* SHORT PROBLEM
List, from the lines below, each one with "this" in it.

* Start PROVIDED ENTRIES *

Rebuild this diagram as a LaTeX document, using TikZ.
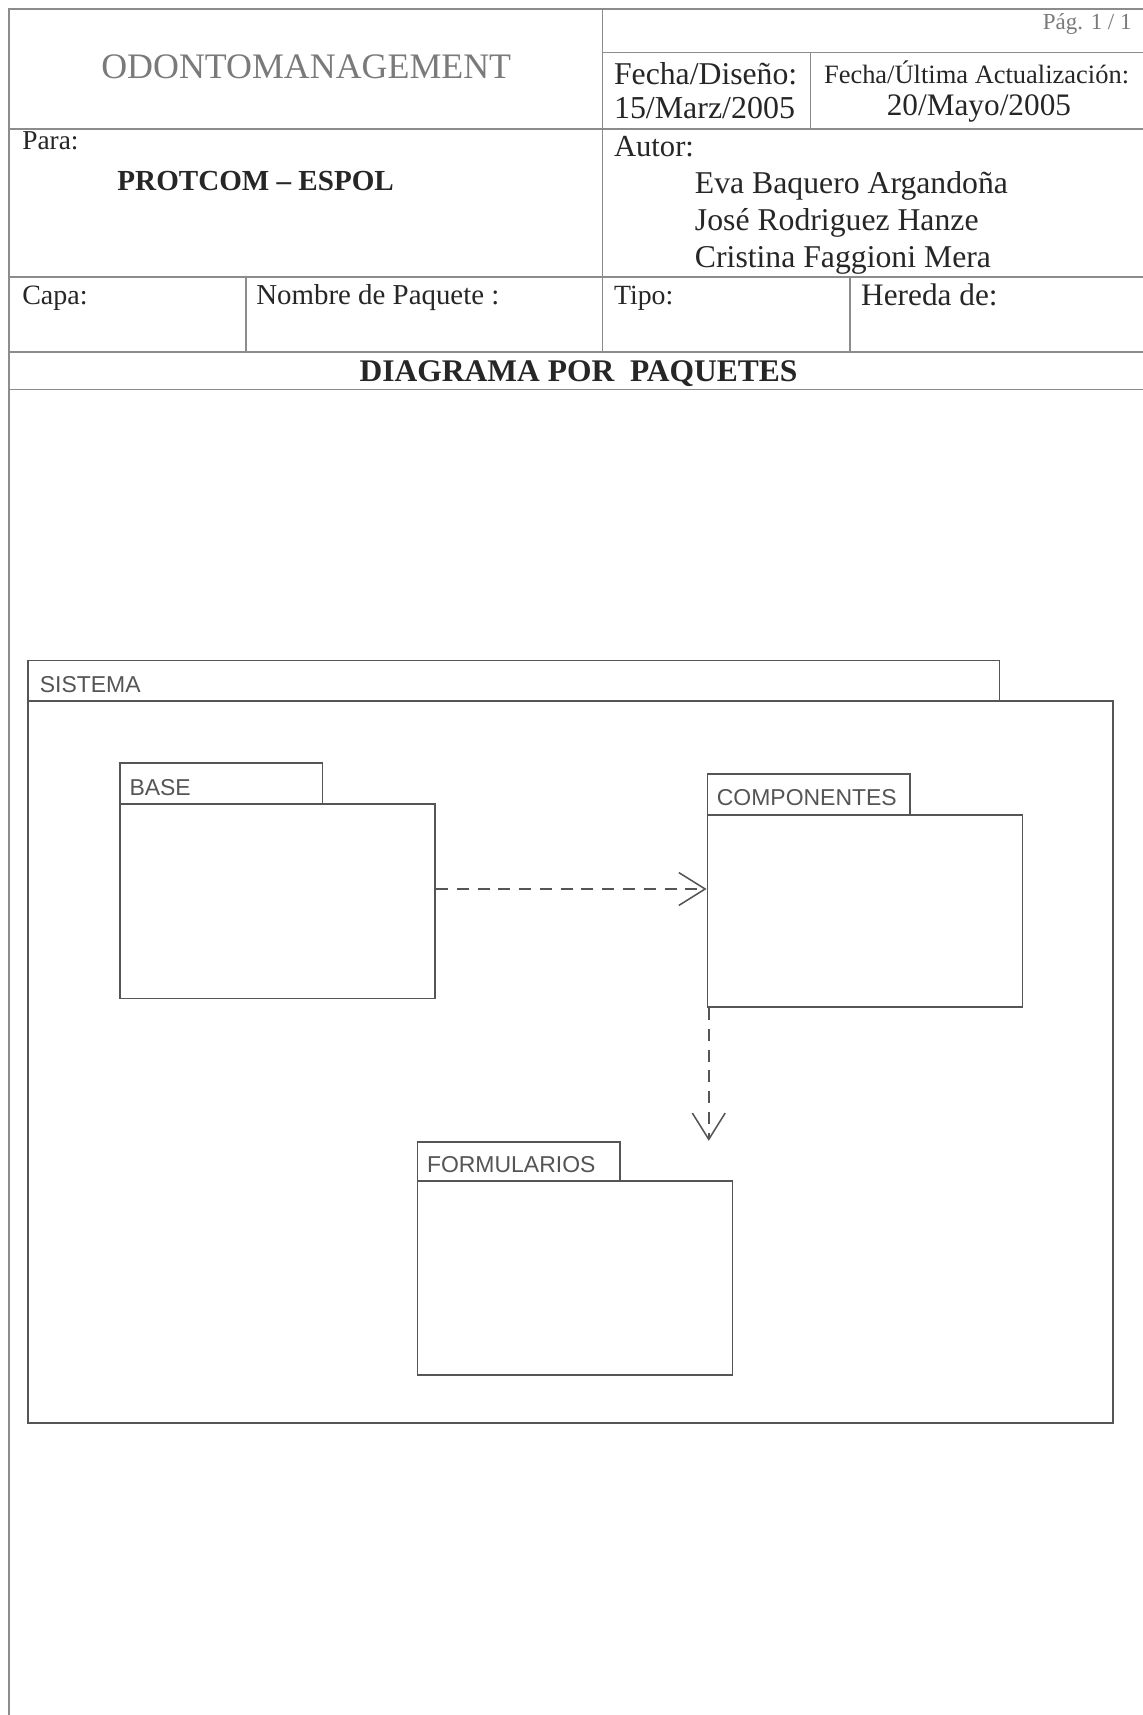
\documentclass[tikz,border=0pt]{standalone}
\usepackage{fontspec}
\setmainfont{Liberation Serif}
\newfontfamily\pkgfont{Liberation Sans}
\usetikzlibrary{arrows.meta,calc}
\definecolor{ruleclr}{HTML}{8C8C8C}
\definecolor{pkgclr}{HTML}{555555}
\definecolor{txtclr}{HTML}{262626}
\definecolor{titleclr}{HTML}{7A7A7A}
\tikzset{
  tbl/.style={draw=ruleclr, line width=0.75pt},
  txt/.style={anchor=base west, inner sep=0pt, text=txtclr},
  pkgbox/.style={draw=pkgclr, line width=0.8pt, fill=white, anchor=north west, inner sep=0pt},
  pkglabel/.style={anchor=base west, inner sep=0pt, text=pkgclr, font=\pkgfont\fontsize{10.5}{12}\selectfont},
  dep/.style={draw=pkgclr, line width=0.7pt, dash pattern=on 5.5pt off 4pt,
    -{Straight Barb[length=12pt,width=15pt,line width=0.7pt]}},
}
\begin{document}
\begin{tikzpicture}[x=0.5pt,y=-0.5pt]
\useasboundingbox (0,0) rectangle (1045,1568);
\fill[white] (0,0) rectangle (1045,1568);

% ---------- header table ----------
\draw[tbl] (8,1568) -- (8,8) -- (1045,8);
\draw[tbl] (551,48) -- (1045,48);
\draw[tbl] (8,118) -- (1045,118);
\draw[tbl] (8,253) -- (1045,253);
\draw[tbl] (8,322) -- (1045,322);
\draw[tbl] (8,356) -- (1045,356);
\draw[tbl] (551,8) -- (551,322);
\draw[tbl] (741,48) -- (741,118);
\draw[tbl] (225,253) -- (225,322);
\draw[tbl] (777,253) -- (777,322);

\node[anchor=base, inner sep=0pt, text=titleclr, font=\fontsize{16.4}{19}\selectfont] (title) at (280,72) {ODONTOMANAGEMENT};
\node[anchor=base east, inner sep=0pt, text=titleclr, font=\fontsize{10.5}{12}\selectfont] (pag) at (1035,27) {Pág. 1 / 1};
\node[txt, font=\fontsize{14.5}{17}\selectfont] (fdis) at (561,77) {Fecha/Diseño:};
\node[txt, font=\fontsize{14.6}{17}\selectfont] (fdisv) at (561,108) {15/Marz/2005};
\node[txt, font=\fontsize{12.1}{14}\selectfont] (fult) at (753,76) {Fecha/Última Actualización:};
\node[anchor=base, inner sep=0pt, text=txtclr, font=\fontsize{14.3}{17}\selectfont] (fultv) at (895,106) {20/Mayo/2005};

\node[txt, font=\fontsize{12.5}{15}\selectfont] (para) at (20,137) {Para:};
\node[txt, font=\bfseries\fontsize{13.3}{16}\selectfont] (paraval) at (107,174) {PROTCOM – ESPOL};
\node[txt, font=\fontsize{14}{17}\selectfont] (autor) at (561,143) {Autor:};
\node[txt, font=\fontsize{14.5}{17}\selectfont] (a1) at (635,177) {Eva Baquero Argandoña};
\node[txt, font=\fontsize{14.5}{17}\selectfont] (a2) at (635,211) {José Rodriguez Hanze};
\node[txt, font=\fontsize{14.5}{17}\selectfont] (a3) at (635,245) {Cristina Faggioni Mera};

\node[txt, font=\fontsize{12.8}{15}\selectfont] (capa) at (20,278) {Capa:};
\node[txt, font=\fontsize{13.2}{15}\selectfont] (nombre) at (234,278) {Nombre de Paquete :};
\node[txt, font=\fontsize{12.7}{15}\selectfont] (tipo) at (561,278) {Tipo:};
\node[txt, font=\fontsize{14.3}{17}\selectfont] (hereda) at (787,279) {Hereda de:};

\node[anchor=base, inner sep=0pt, text=txtclr, font=\bfseries\fontsize{14.4}{17}\selectfont] (diag) at (529,349) {DIAGRAMA POR\ \ PAQUETES};

% ---------- packages ----------
\node[pkgbox, minimum width=496pt, minimum height=330pt] (sis) at (25,640) {};
\node[pkgbox, minimum width=444pt, minimum height=18.5pt] (sisTab) at (25,603) {};
\node[pkglabel] (sisLbl) at (36,633) {SISTEMA};

\node[pkgbox, minimum width=144pt, minimum height=89pt] (base) at (109,734) {};
\node[pkgbox, minimum width=92.5pt, minimum height=18.5pt] (baseTab) at (109,697) {};
\node[pkglabel] (baseLbl) at (118,727) {BASE};

\node[pkgbox, minimum width=144pt, minimum height=88pt] (comp) at (646,744) {};
\node[pkgbox, minimum width=92.5pt, minimum height=18.5pt] (compTab) at (646,707) {};
\node[pkglabel] (compLbl) at (655,736) {COMPONENTES};

\node[pkgbox, minimum width=144pt, minimum height=88.5pt] (form) at (381,1079) {};
\node[pkgbox, minimum width=92.5pt, minimum height=18pt] (formTab) at (381,1043) {};
\node[pkglabel] (formLbl) at (390,1072) {FORMULARIOS};

% ---------- dependencies ----------
\draw[dep] ([yshift=5.5pt]base.east) -- ([yshift=5.5pt]base.east -| comp.west);
\coordinate (depEnd) at ([xshift=1pt]comp.south west |- formTab.north);
\draw[dep] ([xshift=1pt]comp.south west) -- (depEnd);
\end{tikzpicture}
\end{document}
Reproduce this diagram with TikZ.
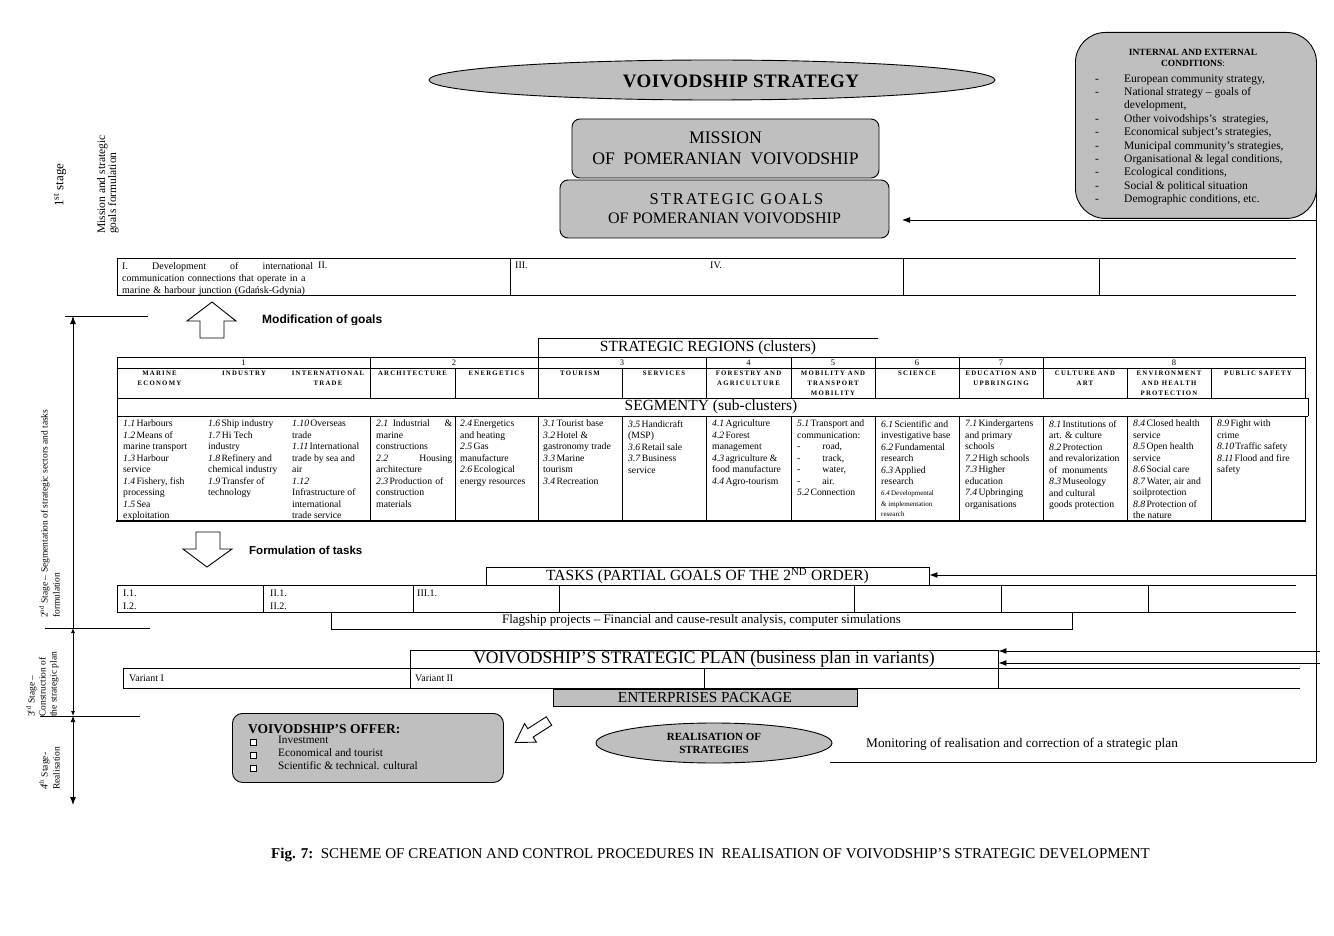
\documentclass[tikz,border=0pt]{standalone}
\usepackage{fontspec}
\setmainfont{Liberation Serif}
\newfontfamily\sansf{Liberation Sans}
\newfontfamily\hdrf[LetterSpace=18]{Liberation Serif}
\newfontfamily\widef[LetterSpace=12]{Liberation Serif}
\newfontfamily\midf[LetterSpace=2]{Liberation Serif}
\usetikzlibrary{arrows.meta,shapes.geometric,calc}
\newcommand\nn[1]{\textit{#1}\kern1.2pt}
\newcommand\fs[2]{\fontsize{#1}{#2}\selectfont}
\begin{document}
\begin{tikzpicture}[x=1pt,y=-1pt,
  ln/.style={line width=0.9pt},
  thk/.style={line width=1.8pt},
  gfill/.style={draw, line width=0.9pt, fill=black!25},
  arr/.style={line width=0.9pt, -{Latex[length=8pt,width=6pt]}},
  cell/.style={inner sep=0pt, anchor=north west, align=left, font=\fs{9.7}{11.5}},
  hdr/.style={inner sep=0pt, anchor=north, align=center, font=\hdrf\bfseries\fs{6.8}{10}},
  num/.style={inner sep=0pt, font=\fs{8.5}{9}},
  stg/.style={rotate=90, inner sep=0pt, anchor=north west, align=left}]
\useasboundingbox (0,0) rectangle (1334,936);
\fill[white] (0,0) rectangle (1334,936);

% ---------- right rail ----------
\coordinate (railtop) at (1316,190);
\coordinate (railbot) at (1316,762);
\draw[ln] (railtop) -- (railbot);
\coordinate (c220) at (1316,220);
\coordinate (g220) at (902,220);
\draw[arr] (c220) -- (g220);

% ---------- conditions box ----------
\node[gfill, rounded corners=30pt, minimum width=241pt, minimum height=186pt, anchor=north west, inner sep=0pt] (cond) at (1075,32) {};
\node[inner sep=0pt, align=center, font=\bfseries\fs{9.5}{11}] (condt) at (1193,58) {INTERNAL AND EXTERNAL\\CONDITIONS\textmd{:}};
\node[inner sep=0pt, anchor=north west, font=\fs{11.5}{13.4}] (condl) at (1095,72.5) {%
\begin{tabular}{@{}p{29pt}@{}l@{}}
-&European community strategy,\\
-&National strategy -- goals of\\
 &development,\\
-&Other voivodships's\ \ strategies,\\
-&Economical subject's strategies,\\
-&Municipal community's strategies,\\
-&Organisational \& legal conditions,\\
-&Ecological conditions,\\
-&Social \& political situation\\
-&Demographic conditions, etc.
\end{tabular}};

% ---------- top ----------
\node[ellipse, gfill, minimum width=566pt, minimum height=40pt, inner sep=0pt] (strat) at (712,80) {};
\node[inner sep=0pt, font=\midf\bfseries\fs{19}{21}] (stratt) at (741,81) {VOIVODSHIP STRATEGY};
\node[gfill, rounded corners=8pt, minimum width=307pt, minimum height=59pt, inner sep=0pt, align=center, font=\fs{17.7}{21}] (mission) at (725.5,148.5) {MISSION\\OF\ \ POMERANIAN\ \ VOIVODSHIP};
\node[gfill, rounded corners=8pt, minimum width=329pt, minimum height=58pt, inner sep=0pt, align=center, font=\fs{16}{19}] (goals) at (724.5,209) {\hspace*{24pt}{\widef\fs{16.5}{19}STRATEGIC GOALS}\\OF POMERANIAN VOIVODSHIP};

% ---------- goals row ----------
\draw[ln] (117,258) -- (1296,258);
\draw[ln] (117,295) -- (1296,295);
\foreach \x in {117,510,903,1099} \draw[ln] (\x,258) -- (\x,295);
\node[cell, text width=191pt, font=\fs{10}{12}] (g1) at (122,262) {I.\hfill Development\hfill of\hfill international\\communication connections that operate in a\\marine \& harbour junction (Gdańsk-Gdynia)};
\node[cell, font=\fs{10}{12}] (g2) at (318,262) {II.};
\node[cell, font=\fs{10}{12}] (g3) at (515,262) {III.};
\node[cell, font=\fs{10}{12}] (g4) at (710,262) {IV.};

% up arrow + label
\draw[ln, fill=white] (212,302) -- (236,321) -- (224,321) -- (224,338) -- (200,338) -- (200,321) -- (187,321) -- cycle;
\begin{scope}
\clip (250,305) rectangle (420,324);
\node[inner sep=0pt, anchor=west, font=\sansf\bfseries\fs{12}{13}] (modg) at (262,320.5) {Modification of goals};
\end{scope}
\draw[ln] (65,316) -- (148,316);

% ---------- strategic regions table ----------
\draw[ln] (538,357) -- (538,338) -- (878,338);
\node[inner sep=0pt, font=\fs{15.5}{17}] (sr) at (708,348) {STRATEGIC REGIONS (clusters)};
\draw[ln] (117,357) -- (1305,357);
\draw[ln] (117,368) -- (1305,368);
\draw[ln] (117,398) -- (1308,398) -- (1308,416);
\draw[ln] (117,416) -- (1308,416);
\draw[thk] (116,521) -- (1306,521);
\draw[ln] (117,357) -- (117,521);
\draw[ln] (1305,357) -- (1305,398);
\draw[ln] (1305,416) -- (1305,521);
\foreach \x in {370,538,706,791,875,959,1043} \draw[ln] (\x,357) -- (\x,368);
\foreach \x in {370,455,538,622,706,791,875,959,1043,1127,1211} {
  \draw[ln] (\x,368) -- (\x,398);
  \draw[ln] (\x,416) -- (\x,521);}
\foreach \x/\t [count=\i] in {243.5/1,454/2,622/3,748.5/4,833/5,917/6,1001/7,1174/8}
  \node[num] (n\i) at (\x,362.5) {\t};
\foreach \x/\t [count=\i] in {159.5/{MARINE\\ECONOMY},244/{INDUSTRY},328/{INTERNATIONAL\\TRADE},412.5/{ARCHITECTURE},496.5/{ENERGETICS},580/{TOURISM},664/{SERVICES},748.5/{FORESTRY AND\\AGRICULTURE},833/{MOBILITY AND\\TRANSPORT\\MOBILITY},917/{SCIENCE},1001/{EDUCATION AND\\UPBRINGING},1085/{CULTURE AND\\ART},1169/{ENVIRONMENT\\AND HEALTH\\PROTECTION},1258/{PUBLIC SAFETY}}
  \node[hdr] (h\i) at (\x,371) {\t};
\node[inner sep=0pt, font=\fs{15.5}{17}] (seg) at (711,407) {SEGMENTY (sub-clusters)};

\node[cell] (c1) at (123,420) {\nn{1.1}Harbours\\\nn{1.2}Means of\\marine transport\\\nn{1.3}Harbour\\service\\\nn{1.4}Fishery, fish\\processing\\\nn{1.5}Sea\\exploitation};
\node[cell] (c2) at (208,420) {\nn{1.6}Ship industry\\\nn{1.7} Hi Tech\\industry\\\nn{1.8}Refinery and\\chemical industry\\\nn{1.9}Transfer of\\technology};
\node[cell] (c3) at (292,420) {\nn{1.10} Overseas\\trade\\\nn{1.11}International\\trade by sea and\\air\\\nn{1.12}\\Infrastructure of\\international\\trade service};
\node[cell, text width=76pt] (c4) at (376,420) {\nn{2.1}\ Industrial\hfill\&\\marine\\constructions\\\nn{2.2}\hfill Housing\\architecture\\\nn{2.3} Production of\\construction\\materials};
\node[cell] (c5) at (460,420) {\nn{2.4}Energetics\\and heating\\\nn{2.5}Gas\\manufacture\\\nn{2.6}Ecological\\energy resources};
\node[cell] (c6) at (543,420) {\nn{3.1} Tourist base\\\nn{3.2}Hotel \&\\gastronomy trade\\\nn{3.3}Marine\\tourism\\\nn{3.4}Recreation};
\node[cell] (c7) at (628,420) {\nn{3.5}Handicraft\\(MSP)\\\nn{3.6}Retail sale\\\nn{3.7}Business\\service};
\node[cell] (c8) at (712,420) {\nn{4.1}Agriculture\\\nn{4.2}Forest\\management\\\nn{4.3}agriculture \&\\food manufacture\\\nn{4.4} Agro-tourism};
\node[cell] (c9) at (797,420) {\nn{5.1}Transport and\\communication:\\-\hspace{22pt}road,\\-\hspace{22pt}track,\\-\hspace{22pt}water,\\-\hspace{22pt}air.\\\nn{5.2}Connection};
\node[cell] (c10) at (881,420) {\nn{6.1} Scientific and\\investigative base\\\nn{6.2}Fundamental\\research\\\nn{6.3} Applied\\research};
\node[cell, font=\fs{7}{10.5}] (c10b) at (881,490.5) {\nn{6.4} Developmental\\\& implementation\\research};
\node[cell] (c11) at (965,420) {\nn{7.1} Kindergartens\\and primary\\schools\\\nn{7.2}High schools\\\nn{7.3}Higher\\education\\\nn{7.4}Upbringing\\organisations};
\node[cell] (c12) at (1049,420) {\nn{8.1}Institutions of\\art. \& culture\\\nn{8.2}Protection\\and revalorization\\of\ \ monuments\\\nn{8.3}Museology\\and cultural\\goods protection};
\node[cell] (c13) at (1133,420) {\nn{8.4}Closed health\\service\\\nn{8.5}Open health\\service\\\nn{8.6}Social care\\\nn{8.7}Water, air and\\soilprotection\\\nn{8.8}Protection of\\the nature};
\node[cell] (c14) at (1217,420) {\nn{8.9}Fight with\\crime\\\nn{8.10}Traffic safety\\\nn{8.11}Flood and fire\\safety};

% ---------- tasks ----------
\draw[ln, fill=white] (196,532) -- (220,532) -- (220,549) -- (232,549) -- (207,567) -- (183,549) -- (196,549) -- cycle;
\node[inner sep=0pt, anchor=west, font=\sansf\bfseries\fs{11.5}{13}] (formt) at (249,550) {Formulation of tasks};
\node[draw, ln, minimum width=443pt, minimum height=18pt, inner sep=0pt, font=\fs{15.5}{16}] (tasks) at (707.5,576) {TASKS (PARTIAL GOALS OF THE 2\textsuperscript{ND} ORDER)};
\coordinate (c575) at (1316,575);
\draw[arr] (c575) -- (tasks.east |- c575);
\draw[ln] (117,585) -- (1296,585);
\draw[ln] (117,612) -- (1296,612);
\foreach \x in {117,263,413,559,854,1001,1148} \draw[ln] (\x,585) -- (\x,612);
\node[cell, font=\fs{10}{13}] (t1) at (123,590) {I.1.\\I.2.};
\node[cell, font=\fs{10}{13}] (t2) at (270,590) {II.1.\\II.2.};
\node[cell, font=\fs{10}{13}] (t3) at (417,590) {III.1.};
\node[draw, ln, minimum width=741pt, minimum height=17pt, inner sep=0pt, font=\fs{12.9}{13}] (flag) at (701.5,620.5) {Flagship projects -- Financial and cause-result analysis, computer simulations};

% ---------- stage separators ----------
\draw[ln] (45,628) -- (150,628);
\draw[ln] (40,716) -- (140,716);
\coordinate (s2t) at (73,316);
\coordinate (s2b) at (73,628);
\coordinate (s3b) at (73,716);
\coordinate (s4b) at (73,805);
\draw[line width=0.9pt, -{Latex[length=8pt,width=6pt]}] (s2b) -- (s2t);
\draw[line width=0.9pt, {Latex[length=5pt,width=4pt]}-{Latex[length=5pt,width=4pt]}] (s2b) -- (s3b);
\draw[line width=0.9pt, {Latex[length=6pt,width=5pt]}-{Latex[length=8pt,width=6pt]}] (s3b) -- (s4b);

\node[rotate=90, inner sep=0pt, font=\fs{13}{15}] (st1) at (60,185) {1\textsuperscript{st} stage};
\node[stg, font=\fs{11.5}{11}] (st1b) at (97,234) {Mission and strategic\\goals formulation};
\node[stg, font=\fs{9.5}{12}] (st2) at (39,618) {2\textsuperscript{nd} Stage -- Segmentation of strategic sectors and tasks\\formulation};
\node[stg, font=\fs{9.5}{11}] (st3) at (26,717) {3\textsuperscript{rd} Stage --\\Construction of\\the strategic plan};
\node[stg, font=\fs{9.5}{12}] (st4) at (39,790) {4\textsuperscript{th} Stage-\\Realisation};

% ---------- plan ----------
\node[draw, ln, minimum width=588pt, minimum height=18pt, inner sep=0pt, font=\fs{17.6}{18}] (plan) at (704,659) {VOIVODSHIP'S STRATEGIC PLAN (business plan in variants)};
\coordinate (c651) at (1320,651);
\coordinate (c663) at (1320,663);
\draw[arr] (c651) -- (plan.east |- c651);
\draw[arr] (c663) -- (plan.east |- c663);
\draw[ln] (123,668) -- (1300,668);
\draw[ln] (123,688) -- (1300,688);
\foreach \x in {123,410,704,998} \draw[ln] (\x,668) -- (\x,688);
\node[cell, font=\fs{10}{12}] (v1) at (129,675) {Variant I};
\node[cell, font=\fs{10}{12}] (v2) at (415,675) {Variant II};
\node[gfill, minimum width=304pt, minimum height=17pt, inner sep=0pt, font=\fs{15.3}{16}] (ent) at (705,697.5) {ENTERPRISES PACKAGE};

% ---------- offer ----------
\node[gfill, rounded corners=10pt, minimum width=271pt, minimum height=69pt, anchor=north west, inner sep=0pt] (offer) at (232,713) {};
\node[inner sep=0pt, anchor=west, font=\bfseries\fs{13.5}{14}] (offert) at (248,729) {VOIVODSHIP'S OFFER:};
\node[cell, font=\fs{11.3}{13}] (offerl) at (278,736) {Investment\\Economical and tourist\\Scientific \& technical. cultural};
\foreach \y in {742,755,768} {
  \draw[line width=0.6pt, fill=white] (250,{\y-3}) rectangle (256,{\y+3});
  \draw[line width=1.1pt] (256.6,{\y-2.4}) -- (256.6,{\y+3.6}) -- (250.6,{\y+3.6});}
\begin{scope}[shift={(549,721)}, rotate=212.6]
\draw[ln, fill=white] (0,-5) -- (22,-5) -- (22,-11) -- (40,0) -- (22,11) -- (22,5) -- (0,5) -- cycle;
\end{scope}

% ---------- realisation ----------
\node[ellipse, gfill, minimum width=236pt, minimum height=40pt, inner sep=0pt, align=center, font=\bfseries\fs{11}{13}] (real) at (714,743) {REALISATION OF\\STRATEGIES};
\node[inner sep=0pt, anchor=west, font=\fs{13.3}{14}] (mon) at (866,744) {Monitoring of realisation and correction of a strategic plan};
\coordinate (rb) at (830,762);
\draw[ln] (rb) -- (railbot);

% ---------- caption ----------
\node[inner sep=0pt, anchor=west, font=\fs{15}{16}] (cap) at (271,855) {\textbf{Fig. 7:}\ \ SCHEME OF CREATION AND CONTROL PROCEDURES IN\ \ REALISATION OF VOIVODSHIP'S STRATEGIC DEVELOPMENT};
\end{tikzpicture}
\end{document}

* End PROVIDED ENTRIES *

* OUTPUT
Rebuild this diagram as a LaTeX document, using TikZ.
Reproduce this diagram with TikZ.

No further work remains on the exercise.